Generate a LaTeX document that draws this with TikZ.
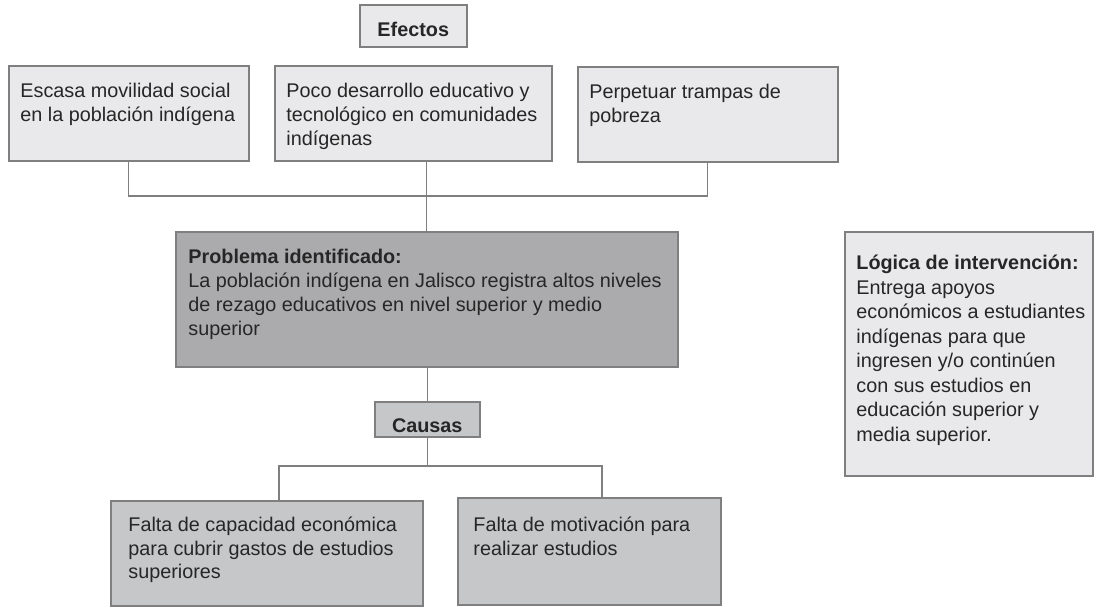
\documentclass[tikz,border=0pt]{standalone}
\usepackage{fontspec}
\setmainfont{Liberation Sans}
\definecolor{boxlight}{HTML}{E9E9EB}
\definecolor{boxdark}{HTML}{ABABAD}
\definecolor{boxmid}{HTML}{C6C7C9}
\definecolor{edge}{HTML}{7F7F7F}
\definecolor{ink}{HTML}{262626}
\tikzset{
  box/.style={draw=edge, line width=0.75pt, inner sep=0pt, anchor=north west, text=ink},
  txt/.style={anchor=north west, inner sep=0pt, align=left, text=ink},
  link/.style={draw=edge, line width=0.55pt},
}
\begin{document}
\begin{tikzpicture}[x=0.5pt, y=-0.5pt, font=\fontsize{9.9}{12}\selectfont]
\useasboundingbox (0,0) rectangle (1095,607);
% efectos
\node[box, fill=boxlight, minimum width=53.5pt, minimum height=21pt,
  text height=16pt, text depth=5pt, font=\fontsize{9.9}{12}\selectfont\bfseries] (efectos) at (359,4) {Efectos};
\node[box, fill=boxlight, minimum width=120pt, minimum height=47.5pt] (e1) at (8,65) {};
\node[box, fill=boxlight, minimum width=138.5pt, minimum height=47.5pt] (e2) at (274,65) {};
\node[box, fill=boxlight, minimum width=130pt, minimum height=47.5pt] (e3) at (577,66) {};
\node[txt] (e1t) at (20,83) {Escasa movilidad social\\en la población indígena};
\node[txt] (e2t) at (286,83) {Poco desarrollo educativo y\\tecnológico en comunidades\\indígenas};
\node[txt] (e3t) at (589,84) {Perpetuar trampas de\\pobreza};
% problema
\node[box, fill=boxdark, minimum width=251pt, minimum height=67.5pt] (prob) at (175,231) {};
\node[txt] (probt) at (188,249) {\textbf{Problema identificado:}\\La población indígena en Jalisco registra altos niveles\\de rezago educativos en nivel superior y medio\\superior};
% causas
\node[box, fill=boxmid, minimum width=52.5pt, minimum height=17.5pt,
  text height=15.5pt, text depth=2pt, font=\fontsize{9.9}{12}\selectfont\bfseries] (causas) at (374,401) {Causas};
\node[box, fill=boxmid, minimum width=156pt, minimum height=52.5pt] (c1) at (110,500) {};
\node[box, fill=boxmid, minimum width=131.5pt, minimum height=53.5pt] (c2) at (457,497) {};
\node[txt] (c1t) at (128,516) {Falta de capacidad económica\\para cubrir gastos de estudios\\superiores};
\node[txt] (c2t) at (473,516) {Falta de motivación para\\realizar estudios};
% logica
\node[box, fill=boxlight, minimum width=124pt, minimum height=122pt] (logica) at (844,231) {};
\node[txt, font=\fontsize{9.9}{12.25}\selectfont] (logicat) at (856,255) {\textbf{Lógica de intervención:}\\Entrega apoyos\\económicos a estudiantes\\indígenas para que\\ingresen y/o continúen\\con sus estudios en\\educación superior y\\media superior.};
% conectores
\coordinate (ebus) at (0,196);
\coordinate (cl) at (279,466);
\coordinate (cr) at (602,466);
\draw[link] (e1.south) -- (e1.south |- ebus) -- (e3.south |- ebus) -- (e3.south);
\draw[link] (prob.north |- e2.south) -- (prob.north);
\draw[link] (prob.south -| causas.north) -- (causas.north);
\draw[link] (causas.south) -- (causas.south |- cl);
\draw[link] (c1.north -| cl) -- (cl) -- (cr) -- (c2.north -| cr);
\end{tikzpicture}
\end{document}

★ ★ ★ ★ ★

### What the exercise asks
Repeat verbatim all the material, but not the pictures.

### Response to the task
Generate a LaTeX document that draws this with TikZ.
\documentclass[tikz,border=0pt]{standalone}
\usepackage{fontspec}
\setmainfont{Liberation Sans}
\definecolor{boxlight}{HTML}{E9E9EB}
\definecolor{boxdark}{HTML}{ABABAD}
\definecolor{boxmid}{HTML}{C6C7C9}
\definecolor{edge}{HTML}{7F7F7F}
\definecolor{ink}{HTML}{262626}
\tikzset{
  box/.style={draw=edge, line width=0.75pt, inner sep=0pt, anchor=north west, text=ink},
  txt/.style={anchor=north west, inner sep=0pt, align=left, text=ink},
  link/.style={draw=edge, line width=0.55pt},
}
\begin{document}
\begin{tikzpicture}[x=0.5pt, y=-0.5pt, font=\fontsize{9.9}{12}\selectfont]
\useasboundingbox (0,0) rectangle (1095,607);
% efectos
\node[box, fill=boxlight, minimum width=53.5pt, minimum height=21pt,
  text height=16pt, text depth=5pt, font=\fontsize{9.9}{12}\selectfont\bfseries] (efectos) at (359,4) {Efectos};
\node[box, fill=boxlight, minimum width=120pt, minimum height=47.5pt] (e1) at (8,65) {};
\node[box, fill=boxlight, minimum width=138.5pt, minimum height=47.5pt] (e2) at (274,65) {};
\node[box, fill=boxlight, minimum width=130pt, minimum height=47.5pt] (e3) at (577,66) {};
\node[txt] (e1t) at (20,83) {Escasa movilidad social\\en la población indígena};
\node[txt] (e2t) at (286,83) {Poco desarrollo educativo y\\tecnológico en comunidades\\indígenas};
\node[txt] (e3t) at (589,84) {Perpetuar trampas de\\pobreza};
% problema
\node[box, fill=boxdark, minimum width=251pt, minimum height=67.5pt] (prob) at (175,231) {};
\node[txt] (probt) at (188,249) {\textbf{Problema identificado:}\\La población indígena en Jalisco registra altos niveles\\de rezago educativos en nivel superior y medio\\superior};
% causas
\node[box, fill=boxmid, minimum width=52.5pt, minimum height=17.5pt,
  text height=15.5pt, text depth=2pt, font=\fontsize{9.9}{12}\selectfont\bfseries] (causas) at (374,401) {Causas};
\node[box, fill=boxmid, minimum width=156pt, minimum height=52.5pt] (c1) at (110,500) {};
\node[box, fill=boxmid, minimum width=131.5pt, minimum height=53.5pt] (c2) at (457,497) {};
\node[txt] (c1t) at (128,516) {Falta de capacidad económica\\para cubrir gastos de estudios\\superiores};
\node[txt] (c2t) at (473,516) {Falta de motivación para\\realizar estudios};
% logica
\node[box, fill=boxlight, minimum width=124pt, minimum height=122pt] (logica) at (844,231) {};
\node[txt, font=\fontsize{9.9}{12.25}\selectfont] (logicat) at (856,255) {\textbf{Lógica de intervención:}\\Entrega apoyos\\económicos a estudiantes\\indígenas para que\\ingresen y/o continúen\\con sus estudios en\\educación superior y\\media superior.};
% conectores
\coordinate (ebus) at (0,196);
\coordinate (cl) at (279,466);
\coordinate (cr) at (602,466);
\draw[link] (e1.south) -- (e1.south |- ebus) -- (e3.south |- ebus) -- (e3.south);
\draw[link] (prob.north |- e2.south) -- (prob.north);
\draw[link] (prob.south -| causas.north) -- (causas.north);
\draw[link] (causas.south) -- (causas.south |- cl);
\draw[link] (c1.north -| cl) -- (cl) -- (cr) -- (c2.north -| cr);
\end{tikzpicture}
\end{document}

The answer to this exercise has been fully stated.